Abstract
ETUDES DIGITALES ET HUMANITES NUMERIQUES
Séance du 6 janvier 2016, enregistrée au Centre Pompidou (Salle Triangle)
Depuis 10 ans, les « Digital Humanities » ont été énoncées, pensées, défendues et institutionnalisées comme une transformation numérique des disciplines des sciences humaines, des sciences sociales, des Arts et des Lettres. Ce que l’on a traduit en français par « Humanités numériques » ne devait néanmoins pas consister en une simple numérisation des œuvres et des documents mais en une intégration de la technologie numérique dans la culture. En 2010, le Manifeste des Humanités numériques (http://tcp.hypotheses.org/318) posait ainsi comme objectif la définition de méthodes visant à étudier les sciences humaines et sociales au moyen des technologies numériques. Il s’agissait par-là de mettre à jour les « sciences de l’esprit » via notamment l’analyse automatique de vastes corpus de textes, mais aussi, en retour, d’apporter à l’étude des nouvelles technologies des modes d’investigation issus des « humanités ».

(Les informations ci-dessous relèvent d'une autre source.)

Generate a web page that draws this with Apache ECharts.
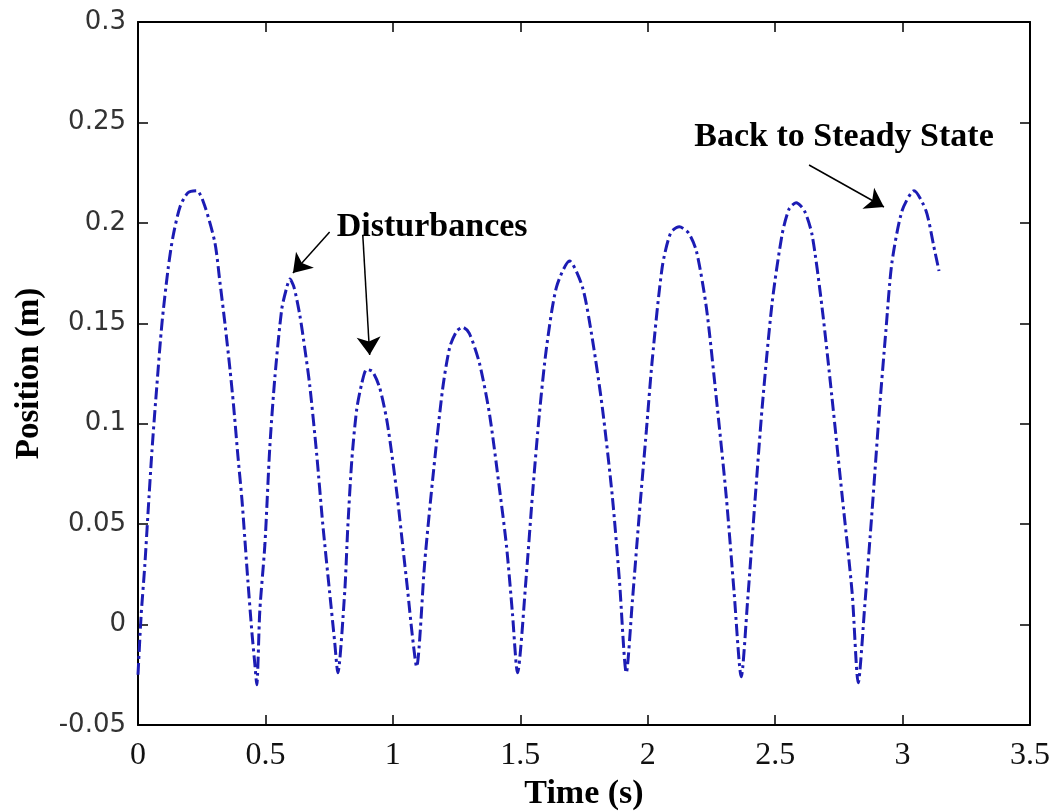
<!DOCTYPE html>
<html>
<head>
<meta charset="utf-8">
<script src="https://cdn.jsdelivr.net/npm/echarts@6/dist/echarts.min.js"></script>
<style>
  html, body { margin: 0; padding: 0; background: #fff; }
  #main { width: 1057px; height: 812px; }
</style>
</head>
<body>
<div id="main"></div>
<script>
// time (s) and position (m)
const timeValues = [
  0, 0.012, 0.027, 0.039, 0.055, 0.074, 0.094, 0.118, 0.137, 0.165, 0.196, 0.231, 0.263, 0.302, 0.321, 0.341, 0.361, 0.375, 0.392, 0.408, 0.419, 0.431, 0.447, 0.458, 0.466,
  0.478, 0.498, 0.517, 0.537, 0.564, 0.584, 0.596, 0.612, 0.635, 0.655, 0.674, 0.701, 0.725, 0.752, 0.772, 0.784,
  0.811, 0.823, 0.839, 0.858, 0.878, 0.897, 0.920, 0.948, 0.976, 0.999, 1.019, 1.038, 1.058, 1.076, 1.093,
  1.125, 1.156, 1.195, 1.223, 1.250, 1.274, 1.300, 1.340, 1.379, 1.419, 1.446, 1.469, 1.489,
  1.524, 1.548, 1.575, 1.603, 1.642, 1.693, 1.744, 1.783, 1.822, 1.861, 1.889, 1.916,
  1.940, 1.967, 1.995, 2.018, 2.057, 2.090, 2.124, 2.160, 2.191, 2.230, 2.269, 2.308, 2.339, 2.367,
  2.392, 2.420, 2.449, 2.488, 2.527, 2.555, 2.582, 2.615, 2.645, 2.684, 2.723, 2.763, 2.802, 2.826,
  2.852, 2.880, 2.908, 2.935, 2.958, 2.998, 3.045, 3.092, 3.123, 3.143
];
const positionValues = [
  -0.025, 0.004, 0.030, 0.055, 0.087, 0.119, 0.150, 0.177, 0.193, 0.208, 0.215, 0.216, 0.208, 0.190, 0.171, 0.150, 0.127, 0.109, 0.084, 0.062, 0.043, 0.022, -0.004, -0.019, -0.030,
  0.007, 0.040, 0.088, 0.123, 0.157, 0.168, 0.172, 0.168, 0.154, 0.137, 0.119, 0.085, 0.050, 0.016, -0.009, -0.024,
  0.016, 0.048, 0.082, 0.107, 0.120, 0.127, 0.126, 0.118, 0.102, 0.082, 0.062, 0.040, 0.017, -0.005, -0.021,
  0.031, 0.072, 0.117, 0.138, 0.146, 0.148, 0.145, 0.130, 0.105, 0.067, 0.039, 0.006, -0.024,
  0.025, 0.065, 0.105, 0.138, 0.168, 0.181, 0.168, 0.142, 0.108, 0.064, 0.022, -0.024,
  0.012, 0.055, 0.097, 0.132, 0.178, 0.195, 0.198, 0.195, 0.186, 0.158, 0.113, 0.064, 0.016, -0.026,
  0.012, 0.060, 0.108, 0.160, 0.194, 0.207, 0.210, 0.206, 0.194, 0.158, 0.113, 0.064, 0.016, -0.029,
  0.010, 0.056, 0.105, 0.147, 0.180, 0.206, 0.216, 0.206, 0.188, 0.176
];

const xTickLabels = ['0', '0.5', '1', '1.5', '2', '2.5', '3', '3.5'];
const yTickLabels = ['-0.05', '0', '0.05', '0.1', '0.15', '0.2', '0.25', '0.3'];
const xMin = 0, xMax = 3.5, xStep = 0.5;
const yMin = -0.05, yMax = 0.3, yStep = 0.05;

// annotation texts and arrows (data coordinates)
const notes = [
  { text: 'Disturbances', at: [0.78, 0.198] },
  { text: 'Back to Steady State', at: [2.183, 0.2425] }
];
const arrows = [
  { from: [0.752, 0.1954], to: [0.608, 0.175] },
  { from: [0.882, 0.194], to: [0.909, 0.1342] },
  { from: [2.633, 0.2288], to: [2.927, 0.2079] }
];

const chart = echarts.init(document.getElementById('main'));

const axisLine = { show: true, onZero: false, lineStyle: { color: '#000', width: 2 } };
const tickIn = { show: true, inside: true, length: 10, lineStyle: { color: '#000', width: 1.5 } };

const option = {
  animation: false,
  backgroundColor: '#fff',
  grid: { left: 138, right: 27, top: 22, bottom: 87, outerBoundsMode: 'none' },
  xAxis: [
    {
      type: 'value', position: 'bottom', min: xMin, max: xMax, interval: xStep,
      axisLine: axisLine, axisTick: tickIn, splitLine: { show: false },
      axisLabel: {
        margin: 15, color: '#111', fontFamily: 'Liberation Serif', fontSize: 32,
        formatter: v => xTickLabels[Math.round((v - xMin) / xStep)]
      },
      name: 'Time (s)', nameLocation: 'middle', nameGap: 50,
      nameTextStyle: { fontFamily: 'Liberation Serif', fontWeight: 'bold', fontSize: 34, color: '#000' }
    },
    {
      type: 'value', position: 'top', min: xMin, max: xMax, interval: xStep,
      axisLine: axisLine, axisTick: tickIn, axisLabel: { show: false }, splitLine: { show: false }
    }
  ],
  yAxis: [
    {
      type: 'value', position: 'left', min: yMin, max: yMax, interval: yStep,
      axisLine: axisLine, axisTick: tickIn, splitLine: { show: false },
      axisLabel: {
        margin: 12, color: '#333', fontFamily: 'DejaVu Sans', fontSize: 26,
        formatter: v => yTickLabels[Math.round((v - yMin) / yStep)]
      },
      name: 'Position (m)', nameLocation: 'middle', nameGap: 92,
      nameTextStyle: { fontFamily: 'Liberation Serif', fontWeight: 'bold', fontSize: 33, color: '#000' }
    },
    {
      type: 'value', position: 'right', min: yMin, max: yMax, interval: yStep,
      axisLine: axisLine, axisTick: tickIn, axisLabel: { show: false }, splitLine: { show: false }
    }
  ],
  series: [
    {
      name: 'Position',
      type: 'line',
      xAxisIndex: 0,
      yAxisIndex: 0,
      data: timeValues.map((t, i) => [t, positionValues[i]]),
      showSymbol: false,
      smooth: 0.25,
      lineStyle: { color: '#1c1cb4', width: 3, type: [12, 4, 3, 4] },
      markLine: {
        silent: true,
        symbol: ['none', 'arrow'],
        symbolSize: 18,
        label: { show: false },
        lineStyle: { color: '#000', width: 1.5, type: 'solid' },
        itemStyle: { color: '#000' },
        data: arrows.map(a => [{ coord: a.from }, { coord: a.to }])
      },
      markPoint: {
        silent: true,
        symbol: 'circle',
        symbolSize: 0,
        label: {
          show: true, position: 'right', distance: 0,
          fontFamily: 'Liberation Serif', fontWeight: 'bold', fontSize: 34, color: '#000',
          formatter: p => p.name
        },
        data: notes.map(n => ({ name: n.text, coord: n.at }))
      }
    }
  ]
};

chart.setOption(option);
</script>
</body>
</html>
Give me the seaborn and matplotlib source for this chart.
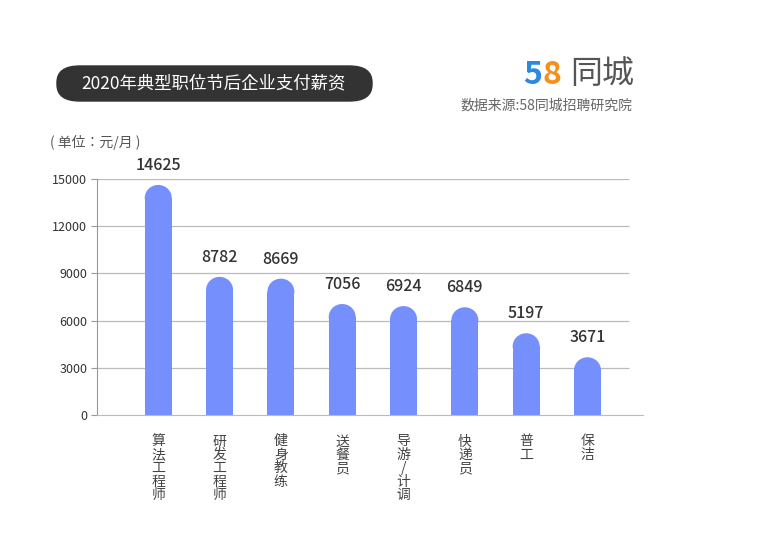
import glob
import numpy as np
import pandas as pd
import seaborn as sns
import matplotlib.pyplot as plt
from matplotlib import font_manager
from matplotlib.patches import Ellipse, FancyBboxPatch

cjk = 'Noto Sans CJK SC'
for f in glob.glob('/usr/share/fonts/**/*CJK*', recursive=True) + \
        glob.glob('/usr/local/share/fonts/**/*CJK*', recursive=True):
    try:
        font_manager.fontManager.addfont(f)
    except Exception:
        pass
names = {f.name for f in font_manager.fontManager.ttflist}
if cjk not in names:
    cands = [n for n in names if 'CJK' in n]
    if cands:
        cjk = sorted(cands)[0]
plt.rcParams['font.family'] = [cjk, 'DejaVu Sans']

jobs = ['算\n法\n工\n程\n师', '研\n发\n工\n程\n师', '健\n身\n教\n练', '送\n餐\n员',
        '导\n游\n/\n计\n调', '快\n递\n员', '普\n工', '保\n洁']
salary = [14625, 8782, 8669, 7056, 6924, 6849, 5197, 3671]
yticks = [0, 3000, 6000, 9000, 12000, 15000]

bar_color = '#7590fd'
df = pd.DataFrame({'job': jobs, 'salary': salary})

fig = plt.figure(figsize=(7.57, 5.45), dpi=100)
ax = fig.add_axes([0.128, 0.2385, 0.721, 0.433])

cap = 1650
w = 0.44
sns.barplot(x=np.arange(len(jobs)), y=df.salary - cap / 2, color=bar_color, width=w,
            saturation=1, ax=ax, native_scale=True)
for i, v in enumerate(salary):
    ax.add_patch(Ellipse((i, v - cap / 2), w, cap, color=bar_color, lw=0))
    ax.text(i, v + 700, str(v), ha='center', va='bottom', fontsize=11.5, color='#333333',
            fontweight='medium')

ax.set_xlim(-1, 7.9)
ax.set_ylim(0, 15000)
ax.hlines(yticks[1:], -1, 7.67, color='#bbbbbb', lw=0.9, zorder=0)
ax.set_yticks(yticks)
ax.set_yticklabels([str(t) for t in yticks], fontsize=9, color='#333333')
ax.set_xticks(range(len(jobs)))
ax.set_xticklabels(jobs, fontsize=10, color='#444444', linespacing=0.95, va='top')
ax.tick_params(axis='x', length=0, pad=14)
ax.tick_params(axis='y', length=4, color='#999999', pad=3)
for s in ['top', 'right']:
    ax.spines[s].set_visible(False)
ax.spines['left'].set_color('#999999')
ax.spines['bottom'].set_color('#bbbbbb')
ax.set_xlabel('')
ax.set_ylabel('')

# title box
fig.patches.append(FancyBboxPatch((57 / 757, 1 - 101 / 545), 315 / 757, 35 / 545,
                                  boxstyle='round,pad=0,rounding_size=0.03',
                                  transform=fig.transFigure, color='#333333'))
fig.text(214 / 757, 1 - 83.5 / 545, '2020年典型职位节后企业支付薪资', color='white',
         fontsize=12.5, ha='center', va='center')

fig.text(523 / 757, 1 - 75 / 545, '5', color='#2a8ae0', fontsize=23, fontweight='bold',
         ha='left', va='center')
fig.text(542 / 757, 1 - 75 / 545, '8', color='#f5901e', fontsize=23, fontweight='bold',
         ha='left', va='center')
fig.text(634 / 757, 1 - 74 / 545, '同城', color='#555555', fontsize=23, ha='right', va='center')
fig.text(633 / 757, 1 - 106 / 545, '数据来源:58同城招聘研究院', color='#666666', fontsize=10,
         ha='right', va='center')
fig.text(50 / 757, 1 - 142 / 545, '( 单位：元/月 )', color='#555555', fontsize=10,
         ha='left', va='center')

fig.savefig('out.png', dpi=100)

Les « Digital Studies » constituent, elles, depuis 2012, la proposition de définition d’un champ académique transdisciplinaire ne se confinant pas aux sciences de l’esprit et touchant aussi aux sciences dites « de la nature ». L’objectif de ce champ est d’étudier les transformations que la technologie numérique opère au niveau de la constitution et de la transmission des savoirs. Ce sont des études dans la mesure où ce champ doit se structurer en diverses branches (catastrophe studies, software studies, media studies…) issues d’un réagencement de toutes les disciplines académiques. Et ces études sont dites digitales dans la mesure où elles visent non seulement à mieux appréhender la technologie numérique elle-même et à en produire une épistémologie, mais aussi à comprendre comment la connaissance et le savoir, tels qu’ils commencent à travers les doigts de la main, comme la montré Leroi-Gourhan, sont impactés par les technologies intellectuelles.
Etudes Digitales et Humanités Numériques ne sont pas des propositions contradictoires mais elles ne partagent pas les mêmes priorités, les mêmes méthodes ni les mêmes objectifs. Dans les deux cas, il s’agit pourtant de repenser l’enseignement supérieur à l’époque de la technologie numérique. Dans cette séance, nous essaierons de comprendre dans quelle mesure les études digitales peuvent se présenter comme complément ou comme critique vis-à-vis des humanités numériques. Une discussion autour des enjeux des études digitales devra aussi passer par une tentative de définition de ses « branches » et nous devrons comprendre comment pourraient s’articuler de nouveaux champs transdisciplinaires tels que ceux des catastrophe studies, media studies, critical code studies, game studies, etc. Nous verrons enfin quels organes et quelles méthodes rendront possible la mise en fonction des études digitales, à travers la méthode de l’organologie générale, la revue Etudes Digitales ou le réseau international Digital Studies.
Gerald Moore est philosophe, maître de conférence dans le département de langues et cultures modernes (School of Modern Languages and Cultures) à l’Université de Durham (Royaume-Uni). Il travaille actuellement à la rédaction d’un manifeste pour les études digitales, The Digital Studies Manifesto. Il est l’auteur de Politics of the Gift : Exchanges in Poststructuralism (Edinburgh University Press, 2011), et codirecteur de l’ouvrage collectif Stiegler and Technics (Edinburgh University Press, 2013).
Franck Cormerais est professeur à l’Université de Bordeaux Montaigne et membre du laboratoire MICA (Médiation, Communication, Information, Art). Docteur en Philosophie et en sciences de l’Information et de la Communication, ses recherches portent sur l’anthropologie des techniques et sur les pratiques des technologies de l’information et de la communication. Avec Jacques Gilbert, il travaille actuellement à l’élaboration d’une nouvelle revue, intitulée Etudes Digitales, et dont le premier numéro paraitra dans les prochains mois avec pour thème « Le texte à venir ». Il est notamment co-auteur de La société éclatée, Le retour de l’objet local (L’aube, 2014) et il a dirigé les deux volumes de l’ouvrage collectif Poétique(s) du numérique (L’entretemps, 2008, 2013).
Bernard Stiegler est philosophe, directeur de l’Institut de Recherche et d’Innovation et président de l’association Ars Industrialis. Il est l’auteur de nombreux livres dont les plus récents sont La société automatique 1. L’avenir du travail (Fayard, 2015) et L’emploi est mort, vive le travail (Fayard, 2015).